Aim:
Stop at the line containing "(busR) at (663,279);": repeat exactly every line of the entries below from the first up to it, plus that line, with pictures omitted.

Entries with chart source code
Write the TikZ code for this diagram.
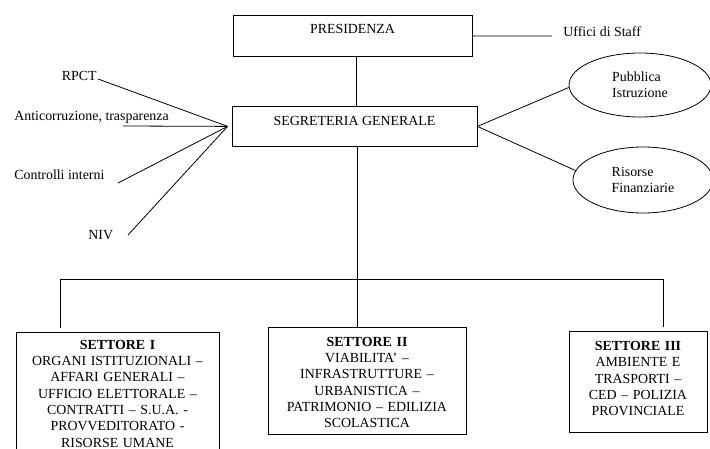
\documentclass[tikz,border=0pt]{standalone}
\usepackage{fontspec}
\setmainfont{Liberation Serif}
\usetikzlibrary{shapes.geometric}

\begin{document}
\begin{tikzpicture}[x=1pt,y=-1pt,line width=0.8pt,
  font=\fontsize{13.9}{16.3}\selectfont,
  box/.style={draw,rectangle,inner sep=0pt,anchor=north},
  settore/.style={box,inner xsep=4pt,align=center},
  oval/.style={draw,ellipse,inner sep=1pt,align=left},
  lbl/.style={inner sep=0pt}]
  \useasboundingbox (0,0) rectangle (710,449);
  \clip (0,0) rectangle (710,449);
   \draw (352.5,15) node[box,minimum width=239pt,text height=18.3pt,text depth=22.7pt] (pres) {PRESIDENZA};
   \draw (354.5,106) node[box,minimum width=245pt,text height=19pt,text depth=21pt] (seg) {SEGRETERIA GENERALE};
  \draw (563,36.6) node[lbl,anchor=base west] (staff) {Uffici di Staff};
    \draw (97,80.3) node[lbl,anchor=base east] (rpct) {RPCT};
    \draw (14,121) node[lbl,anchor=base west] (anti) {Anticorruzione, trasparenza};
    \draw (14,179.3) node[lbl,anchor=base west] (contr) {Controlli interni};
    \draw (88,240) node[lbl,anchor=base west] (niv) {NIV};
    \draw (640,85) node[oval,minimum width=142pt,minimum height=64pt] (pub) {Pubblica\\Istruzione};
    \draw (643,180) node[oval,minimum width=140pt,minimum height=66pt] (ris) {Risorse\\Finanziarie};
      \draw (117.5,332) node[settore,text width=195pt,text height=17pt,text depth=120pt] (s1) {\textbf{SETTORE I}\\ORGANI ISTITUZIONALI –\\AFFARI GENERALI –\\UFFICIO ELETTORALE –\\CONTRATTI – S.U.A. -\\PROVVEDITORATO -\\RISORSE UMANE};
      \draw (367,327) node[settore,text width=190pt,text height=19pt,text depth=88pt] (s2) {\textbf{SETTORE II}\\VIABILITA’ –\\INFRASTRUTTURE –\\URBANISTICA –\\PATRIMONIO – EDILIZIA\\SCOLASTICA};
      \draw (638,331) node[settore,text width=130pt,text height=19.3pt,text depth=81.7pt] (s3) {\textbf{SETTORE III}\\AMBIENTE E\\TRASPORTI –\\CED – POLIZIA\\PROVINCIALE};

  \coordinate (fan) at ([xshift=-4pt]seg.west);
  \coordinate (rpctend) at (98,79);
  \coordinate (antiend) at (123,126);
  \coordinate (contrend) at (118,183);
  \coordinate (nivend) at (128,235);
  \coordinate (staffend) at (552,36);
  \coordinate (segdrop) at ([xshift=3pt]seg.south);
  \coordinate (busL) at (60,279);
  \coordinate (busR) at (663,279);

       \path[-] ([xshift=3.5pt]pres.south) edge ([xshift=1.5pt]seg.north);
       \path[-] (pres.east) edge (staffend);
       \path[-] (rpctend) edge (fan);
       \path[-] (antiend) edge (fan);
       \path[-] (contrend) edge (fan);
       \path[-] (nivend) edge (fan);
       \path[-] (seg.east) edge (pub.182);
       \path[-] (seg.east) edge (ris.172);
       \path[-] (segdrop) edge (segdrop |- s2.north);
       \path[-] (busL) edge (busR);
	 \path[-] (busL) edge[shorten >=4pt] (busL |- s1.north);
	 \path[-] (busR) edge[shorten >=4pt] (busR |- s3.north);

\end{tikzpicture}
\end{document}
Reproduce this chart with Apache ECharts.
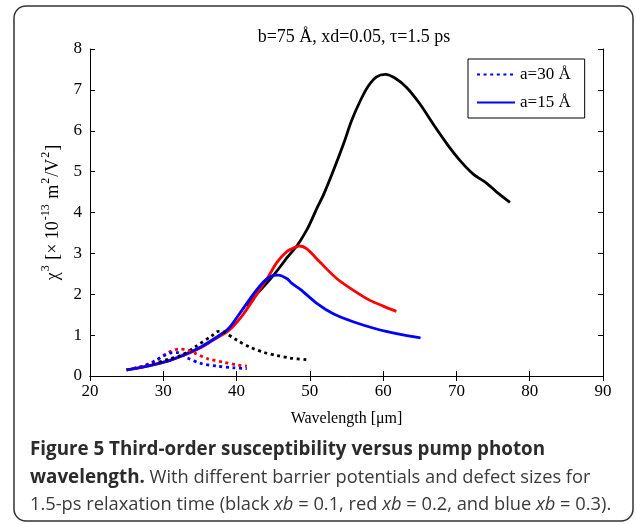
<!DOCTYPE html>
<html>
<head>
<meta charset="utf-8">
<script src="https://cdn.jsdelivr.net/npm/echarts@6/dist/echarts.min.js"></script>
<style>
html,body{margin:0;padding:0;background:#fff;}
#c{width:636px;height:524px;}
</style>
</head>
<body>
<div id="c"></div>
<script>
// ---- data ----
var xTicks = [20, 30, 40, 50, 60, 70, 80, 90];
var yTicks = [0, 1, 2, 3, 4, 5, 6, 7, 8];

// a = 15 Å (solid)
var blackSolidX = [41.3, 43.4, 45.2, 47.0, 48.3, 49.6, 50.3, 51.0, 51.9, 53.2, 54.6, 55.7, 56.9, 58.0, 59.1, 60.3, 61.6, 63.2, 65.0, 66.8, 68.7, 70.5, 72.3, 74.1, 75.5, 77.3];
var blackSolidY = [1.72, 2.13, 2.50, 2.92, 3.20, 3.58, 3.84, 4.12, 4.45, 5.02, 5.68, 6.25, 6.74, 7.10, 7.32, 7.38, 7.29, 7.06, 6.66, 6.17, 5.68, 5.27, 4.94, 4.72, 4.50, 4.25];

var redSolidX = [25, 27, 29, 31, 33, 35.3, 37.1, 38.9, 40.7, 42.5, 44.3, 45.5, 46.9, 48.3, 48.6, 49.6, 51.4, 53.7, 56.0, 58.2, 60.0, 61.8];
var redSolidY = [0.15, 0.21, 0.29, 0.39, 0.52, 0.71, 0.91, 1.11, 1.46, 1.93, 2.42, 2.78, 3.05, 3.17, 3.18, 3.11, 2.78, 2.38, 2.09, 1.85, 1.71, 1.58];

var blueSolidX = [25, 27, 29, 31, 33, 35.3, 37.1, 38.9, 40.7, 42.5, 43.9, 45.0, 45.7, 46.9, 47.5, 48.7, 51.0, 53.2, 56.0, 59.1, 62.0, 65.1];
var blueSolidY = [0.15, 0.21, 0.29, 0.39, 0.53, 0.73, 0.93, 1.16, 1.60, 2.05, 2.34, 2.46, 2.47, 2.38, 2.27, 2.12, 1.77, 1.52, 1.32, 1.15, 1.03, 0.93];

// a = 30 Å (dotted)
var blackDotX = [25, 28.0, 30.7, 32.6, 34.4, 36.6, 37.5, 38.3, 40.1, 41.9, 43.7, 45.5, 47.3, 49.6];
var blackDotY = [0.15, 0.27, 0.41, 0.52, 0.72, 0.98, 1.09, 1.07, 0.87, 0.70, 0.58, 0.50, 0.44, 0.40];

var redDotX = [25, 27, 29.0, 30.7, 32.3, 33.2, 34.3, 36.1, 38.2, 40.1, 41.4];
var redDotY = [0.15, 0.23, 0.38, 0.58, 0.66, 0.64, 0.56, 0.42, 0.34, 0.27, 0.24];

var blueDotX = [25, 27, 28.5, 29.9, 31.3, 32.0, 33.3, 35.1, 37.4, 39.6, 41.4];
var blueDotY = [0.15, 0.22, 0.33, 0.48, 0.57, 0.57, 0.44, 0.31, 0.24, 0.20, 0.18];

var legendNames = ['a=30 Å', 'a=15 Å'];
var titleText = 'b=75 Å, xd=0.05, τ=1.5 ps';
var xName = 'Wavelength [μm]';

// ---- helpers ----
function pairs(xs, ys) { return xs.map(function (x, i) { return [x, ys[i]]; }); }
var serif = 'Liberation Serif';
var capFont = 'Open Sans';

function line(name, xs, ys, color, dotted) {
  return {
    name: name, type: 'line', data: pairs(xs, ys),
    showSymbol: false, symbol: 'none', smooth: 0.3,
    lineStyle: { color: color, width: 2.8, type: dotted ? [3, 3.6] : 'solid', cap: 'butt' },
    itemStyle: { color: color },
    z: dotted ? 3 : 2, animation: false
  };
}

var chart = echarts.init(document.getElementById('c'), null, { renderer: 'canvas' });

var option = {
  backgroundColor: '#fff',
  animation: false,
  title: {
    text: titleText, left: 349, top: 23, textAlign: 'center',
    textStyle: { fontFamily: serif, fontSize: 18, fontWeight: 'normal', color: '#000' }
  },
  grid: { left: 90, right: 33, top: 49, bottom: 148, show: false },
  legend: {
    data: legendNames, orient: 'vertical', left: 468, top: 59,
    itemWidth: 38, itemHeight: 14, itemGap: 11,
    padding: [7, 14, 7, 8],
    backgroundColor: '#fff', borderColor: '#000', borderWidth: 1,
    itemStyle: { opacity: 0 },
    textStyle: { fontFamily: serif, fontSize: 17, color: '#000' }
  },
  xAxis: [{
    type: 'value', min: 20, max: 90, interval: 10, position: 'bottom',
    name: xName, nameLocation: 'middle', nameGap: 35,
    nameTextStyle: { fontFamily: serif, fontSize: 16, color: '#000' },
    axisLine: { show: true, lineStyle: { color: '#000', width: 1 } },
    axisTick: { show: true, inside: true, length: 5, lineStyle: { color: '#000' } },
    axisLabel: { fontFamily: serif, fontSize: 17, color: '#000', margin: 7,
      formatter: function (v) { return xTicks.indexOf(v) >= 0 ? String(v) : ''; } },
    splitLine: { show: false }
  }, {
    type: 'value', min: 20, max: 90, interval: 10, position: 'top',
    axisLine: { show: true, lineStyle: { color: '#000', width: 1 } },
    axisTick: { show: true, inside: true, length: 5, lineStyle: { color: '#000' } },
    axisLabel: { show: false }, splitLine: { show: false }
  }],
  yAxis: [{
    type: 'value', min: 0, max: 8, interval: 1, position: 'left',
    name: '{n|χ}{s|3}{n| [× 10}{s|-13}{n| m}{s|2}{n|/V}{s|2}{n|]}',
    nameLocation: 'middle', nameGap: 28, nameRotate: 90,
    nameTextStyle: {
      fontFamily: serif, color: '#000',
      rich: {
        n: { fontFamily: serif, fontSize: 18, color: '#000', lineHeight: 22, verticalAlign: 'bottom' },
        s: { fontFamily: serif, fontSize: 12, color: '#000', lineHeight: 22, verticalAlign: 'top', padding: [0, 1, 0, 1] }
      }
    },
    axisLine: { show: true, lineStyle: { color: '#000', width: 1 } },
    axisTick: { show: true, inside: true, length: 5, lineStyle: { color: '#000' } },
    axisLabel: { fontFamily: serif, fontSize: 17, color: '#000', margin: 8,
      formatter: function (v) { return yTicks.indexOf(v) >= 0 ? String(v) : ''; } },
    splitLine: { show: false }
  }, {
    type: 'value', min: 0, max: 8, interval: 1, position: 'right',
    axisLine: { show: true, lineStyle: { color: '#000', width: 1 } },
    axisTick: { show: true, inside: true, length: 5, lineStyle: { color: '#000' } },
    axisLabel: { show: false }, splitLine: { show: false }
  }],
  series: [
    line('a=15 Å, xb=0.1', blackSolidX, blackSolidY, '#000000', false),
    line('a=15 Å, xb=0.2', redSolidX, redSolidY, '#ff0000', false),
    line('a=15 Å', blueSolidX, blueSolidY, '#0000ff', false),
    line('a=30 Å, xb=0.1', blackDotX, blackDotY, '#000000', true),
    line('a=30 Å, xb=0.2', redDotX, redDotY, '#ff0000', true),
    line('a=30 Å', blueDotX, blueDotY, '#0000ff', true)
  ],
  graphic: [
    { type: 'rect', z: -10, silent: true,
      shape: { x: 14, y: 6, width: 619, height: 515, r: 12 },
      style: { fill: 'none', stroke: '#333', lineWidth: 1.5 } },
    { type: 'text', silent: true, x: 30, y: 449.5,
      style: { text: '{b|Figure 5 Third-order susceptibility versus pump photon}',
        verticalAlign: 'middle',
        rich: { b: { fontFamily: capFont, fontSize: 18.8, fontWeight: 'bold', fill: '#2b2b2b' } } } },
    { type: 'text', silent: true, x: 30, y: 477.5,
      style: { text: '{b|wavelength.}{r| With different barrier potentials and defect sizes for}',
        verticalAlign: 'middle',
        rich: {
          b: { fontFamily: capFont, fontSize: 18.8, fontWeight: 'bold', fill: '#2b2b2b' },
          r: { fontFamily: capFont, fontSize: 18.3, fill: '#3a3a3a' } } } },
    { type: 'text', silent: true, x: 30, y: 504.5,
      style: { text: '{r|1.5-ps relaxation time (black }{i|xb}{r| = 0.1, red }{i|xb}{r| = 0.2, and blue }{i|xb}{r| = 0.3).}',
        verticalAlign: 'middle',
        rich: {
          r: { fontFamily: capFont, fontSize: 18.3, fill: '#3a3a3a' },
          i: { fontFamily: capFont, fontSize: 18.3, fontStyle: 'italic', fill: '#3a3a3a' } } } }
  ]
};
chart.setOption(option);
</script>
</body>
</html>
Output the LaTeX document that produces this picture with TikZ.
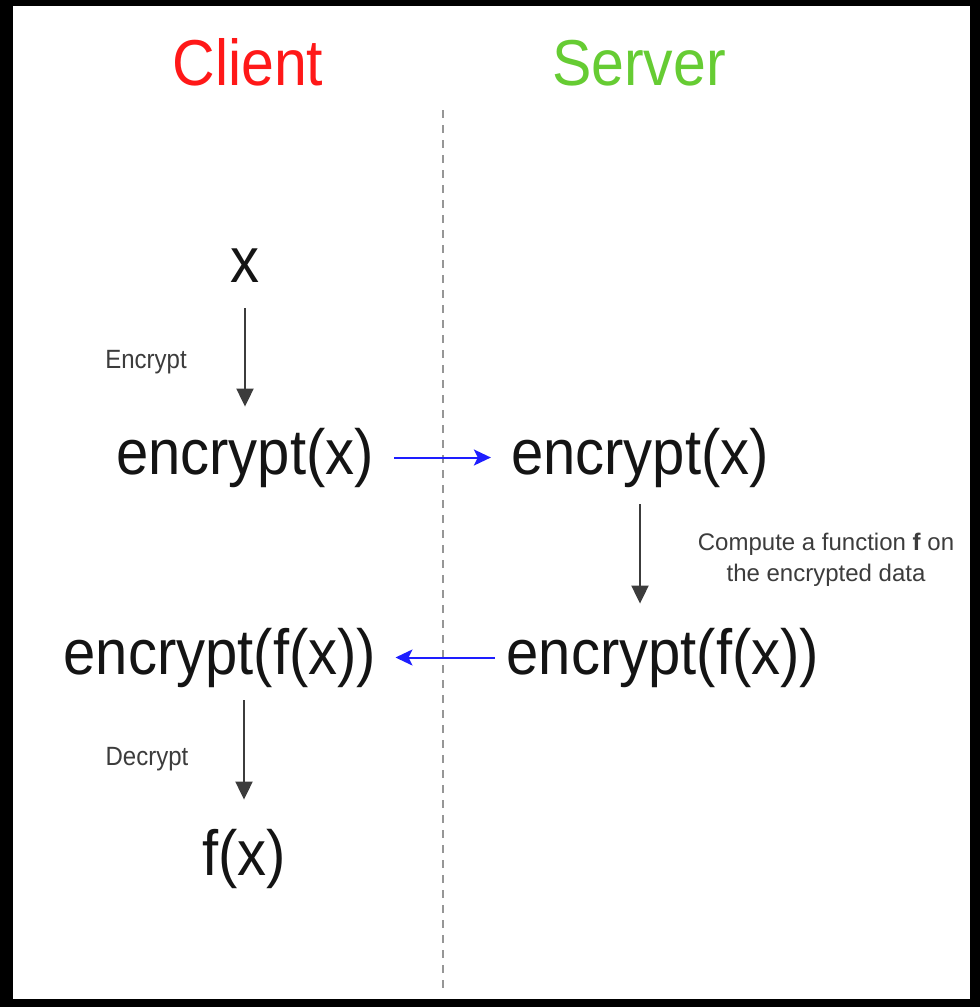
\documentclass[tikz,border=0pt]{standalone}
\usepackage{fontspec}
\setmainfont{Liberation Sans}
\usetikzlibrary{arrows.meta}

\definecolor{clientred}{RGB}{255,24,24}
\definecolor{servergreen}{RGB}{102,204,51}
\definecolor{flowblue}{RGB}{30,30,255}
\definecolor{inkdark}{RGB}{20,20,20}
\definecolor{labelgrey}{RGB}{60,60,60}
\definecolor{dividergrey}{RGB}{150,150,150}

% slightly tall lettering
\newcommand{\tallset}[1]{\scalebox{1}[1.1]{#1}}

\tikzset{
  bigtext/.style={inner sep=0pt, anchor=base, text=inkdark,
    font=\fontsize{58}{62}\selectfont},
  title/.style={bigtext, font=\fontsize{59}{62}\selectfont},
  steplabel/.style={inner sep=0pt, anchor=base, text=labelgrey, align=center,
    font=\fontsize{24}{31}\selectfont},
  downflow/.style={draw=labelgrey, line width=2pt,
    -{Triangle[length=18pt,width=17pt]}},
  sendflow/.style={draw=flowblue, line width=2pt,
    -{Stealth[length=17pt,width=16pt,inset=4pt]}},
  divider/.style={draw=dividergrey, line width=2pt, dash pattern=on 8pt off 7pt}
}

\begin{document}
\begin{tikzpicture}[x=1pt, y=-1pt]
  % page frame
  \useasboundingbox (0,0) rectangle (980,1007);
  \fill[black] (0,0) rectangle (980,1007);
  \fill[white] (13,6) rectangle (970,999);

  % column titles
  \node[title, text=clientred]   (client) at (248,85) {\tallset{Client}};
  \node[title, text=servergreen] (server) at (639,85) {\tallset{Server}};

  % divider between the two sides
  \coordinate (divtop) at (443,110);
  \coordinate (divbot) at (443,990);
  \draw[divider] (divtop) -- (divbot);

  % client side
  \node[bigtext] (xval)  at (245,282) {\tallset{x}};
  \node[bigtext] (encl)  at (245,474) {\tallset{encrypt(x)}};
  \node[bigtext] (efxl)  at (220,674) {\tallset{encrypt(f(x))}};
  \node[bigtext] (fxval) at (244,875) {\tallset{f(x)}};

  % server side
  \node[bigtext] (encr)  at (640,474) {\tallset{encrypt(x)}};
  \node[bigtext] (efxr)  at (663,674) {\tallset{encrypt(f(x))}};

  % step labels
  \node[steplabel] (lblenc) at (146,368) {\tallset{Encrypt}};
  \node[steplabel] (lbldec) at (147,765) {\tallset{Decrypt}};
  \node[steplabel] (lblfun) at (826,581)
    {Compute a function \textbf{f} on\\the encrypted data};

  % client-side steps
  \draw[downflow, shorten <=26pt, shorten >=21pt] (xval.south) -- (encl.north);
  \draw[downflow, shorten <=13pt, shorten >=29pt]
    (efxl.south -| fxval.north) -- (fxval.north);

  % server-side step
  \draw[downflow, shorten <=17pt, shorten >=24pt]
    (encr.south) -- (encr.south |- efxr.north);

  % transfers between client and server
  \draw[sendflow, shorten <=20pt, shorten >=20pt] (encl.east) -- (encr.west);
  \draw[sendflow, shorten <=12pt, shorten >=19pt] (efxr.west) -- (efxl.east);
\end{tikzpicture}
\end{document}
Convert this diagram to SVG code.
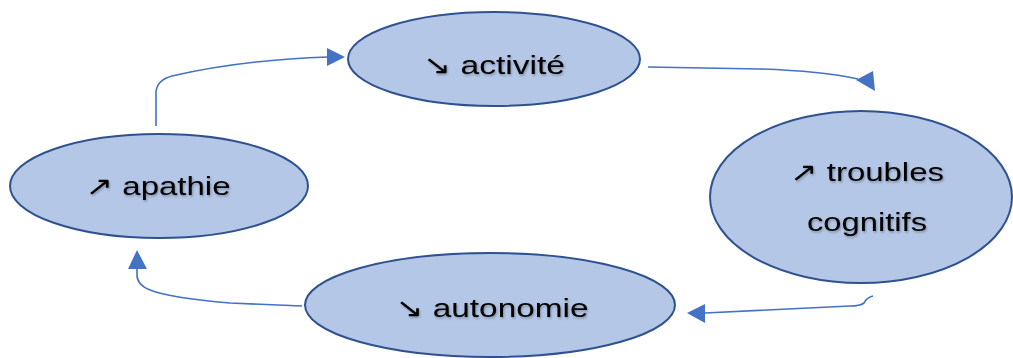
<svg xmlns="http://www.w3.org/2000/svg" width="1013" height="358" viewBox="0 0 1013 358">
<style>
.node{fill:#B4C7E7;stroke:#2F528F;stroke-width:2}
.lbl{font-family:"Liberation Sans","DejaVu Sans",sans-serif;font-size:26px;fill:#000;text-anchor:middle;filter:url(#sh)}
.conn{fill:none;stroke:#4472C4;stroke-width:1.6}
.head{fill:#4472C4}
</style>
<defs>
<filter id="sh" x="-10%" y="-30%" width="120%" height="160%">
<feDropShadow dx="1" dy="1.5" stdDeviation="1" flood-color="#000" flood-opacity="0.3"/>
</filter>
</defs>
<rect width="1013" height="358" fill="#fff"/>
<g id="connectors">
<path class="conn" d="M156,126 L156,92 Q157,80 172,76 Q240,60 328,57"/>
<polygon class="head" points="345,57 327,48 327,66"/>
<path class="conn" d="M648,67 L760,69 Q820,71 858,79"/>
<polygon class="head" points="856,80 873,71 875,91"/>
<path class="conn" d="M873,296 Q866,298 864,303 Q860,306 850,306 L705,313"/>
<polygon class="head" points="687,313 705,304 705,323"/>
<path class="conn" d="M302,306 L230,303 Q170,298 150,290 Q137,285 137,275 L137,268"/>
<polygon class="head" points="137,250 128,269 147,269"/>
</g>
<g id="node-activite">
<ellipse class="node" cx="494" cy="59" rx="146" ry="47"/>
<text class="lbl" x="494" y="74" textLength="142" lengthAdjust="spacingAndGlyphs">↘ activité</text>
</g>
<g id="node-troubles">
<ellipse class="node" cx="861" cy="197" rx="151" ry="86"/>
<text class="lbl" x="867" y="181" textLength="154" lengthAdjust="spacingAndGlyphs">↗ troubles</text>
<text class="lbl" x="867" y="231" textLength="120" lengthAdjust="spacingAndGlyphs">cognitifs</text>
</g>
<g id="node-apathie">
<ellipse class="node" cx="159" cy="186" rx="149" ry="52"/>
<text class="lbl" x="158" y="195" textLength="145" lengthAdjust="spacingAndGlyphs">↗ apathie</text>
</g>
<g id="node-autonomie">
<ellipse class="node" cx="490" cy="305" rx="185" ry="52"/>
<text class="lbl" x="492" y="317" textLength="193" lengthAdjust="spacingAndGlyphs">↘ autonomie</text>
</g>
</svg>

Solution:
Write the TikZ code for this diagram.
\documentclass[tikz,border=0pt]{standalone}
\usepackage{fontspec}
\setmainfont{Liberation Serif}
\usetikzlibrary{shapes.geometric}

\begin{document}
\begin{tikzpicture}[x=1pt,y=-1pt,line width=0.8pt,
  font=\fontsize{13.9}{16.3}\selectfont,
  box/.style={draw,rectangle,inner sep=0pt,anchor=north},
  settore/.style={box,inner xsep=4pt,align=center},
  oval/.style={draw,ellipse,inner sep=1pt,align=left},
  lbl/.style={inner sep=0pt}]
  \useasboundingbox (0,0) rectangle (710,449);
  \clip (0,0) rectangle (710,449);
   \draw (352.5,15) node[box,minimum width=239pt,text height=18.3pt,text depth=22.7pt] (pres) {PRESIDENZA};
   \draw (354.5,106) node[box,minimum width=245pt,text height=19pt,text depth=21pt] (seg) {SEGRETERIA GENERALE};
  \draw (563,36.6) node[lbl,anchor=base west] (staff) {Uffici di Staff};
    \draw (97,80.3) node[lbl,anchor=base east] (rpct) {RPCT};
    \draw (14,121) node[lbl,anchor=base west] (anti) {Anticorruzione, trasparenza};
    \draw (14,179.3) node[lbl,anchor=base west] (contr) {Controlli interni};
    \draw (88,240) node[lbl,anchor=base west] (niv) {NIV};
    \draw (640,85) node[oval,minimum width=142pt,minimum height=64pt] (pub) {Pubblica\\Istruzione};
    \draw (643,180) node[oval,minimum width=140pt,minimum height=66pt] (ris) {Risorse\\Finanziarie};
      \draw (117.5,332) node[settore,text width=195pt,text height=17pt,text depth=120pt] (s1) {\textbf{SETTORE I}\\ORGANI ISTITUZIONALI –\\AFFARI GENERALI –\\UFFICIO ELETTORALE –\\CONTRATTI – S.U.A. -\\PROVVEDITORATO -\\RISORSE UMANE};
      \draw (367,327) node[settore,text width=190pt,text height=19pt,text depth=88pt] (s2) {\textbf{SETTORE II}\\VIABILITA’ –\\INFRASTRUTTURE –\\URBANISTICA –\\PATRIMONIO – EDILIZIA\\SCOLASTICA};
      \draw (638,331) node[settore,text width=130pt,text height=19.3pt,text depth=81.7pt] (s3) {\textbf{SETTORE III}\\AMBIENTE E\\TRASPORTI –\\CED – POLIZIA\\PROVINCIALE};

  \coordinate (fan) at ([xshift=-4pt]seg.west);
  \coordinate (rpctend) at (98,79);
  \coordinate (antiend) at (123,126);
  \coordinate (contrend) at (118,183);
  \coordinate (nivend) at (128,235);
  \coordinate (staffend) at (552,36);
  \coordinate (segdrop) at ([xshift=3pt]seg.south);
  \coordinate (busL) at (60,279);
  \coordinate (busR) at (663,279);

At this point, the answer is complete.